I am certain that each of us is equipped to be happy and destined to be happy. All negative states are self-created and can be self-neutralized. ” On the other side of the fence, I tend to disagree with the emphasis that Barker places on living in now and only today. Even though Barker should attribute such opinion to preoccupation with routine, I disagree with the notion that one should stop planning for the future. Overall positive attitude and enthusiastic view on surrounding events, undoubtedly, contributes to healthy mind.

But at the same time, one should pay tribute to own past and mistakes in order to avoid them in future. Also, one should plan for future to achieve own goals. Yes, a person can be happy with what he or she has and remain in this state. But can he or she achieve something genuinely great without planning ahead and what author calls “daily routine and boredom”, but which is simply a ladder to climb to the very top? Intended Audience and Further Recommendations The intended audience is a broad, general reader who seeking new ways to improve self and find own place in life.

The book is written in a fairly simple language with humor, to keep the reader tense and attentive. “The Power of Decision” is more of a practical teaching of the New Though movement that targets those yet unfamiliar with the basic concepts.

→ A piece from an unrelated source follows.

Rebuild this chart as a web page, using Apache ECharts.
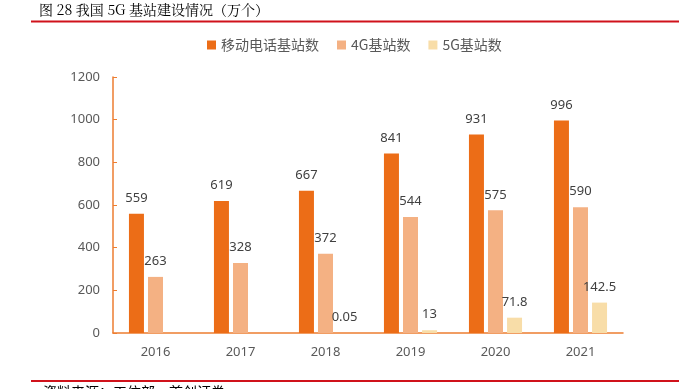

Author is trying to interest the reader through practicality of his ideas and in such way stimulate further interest in the matter. In a nutshell, I would highly recommend this book to those who are undergoing personal and professional crisis.

Not only because this will definitely help boost their sagging confidence and will let them know that at the end of the rainbow is a pot of gold, but also because a reader who is not seeking for the new “self” and solution to own problems, will hardly apply ideas in own life. The book is useful and interesting, but one should possess either courage or be stimulated with external events to willingly undertake the painful process of upgrading own reality to transcendental decision making. Indecision is the decision to fail.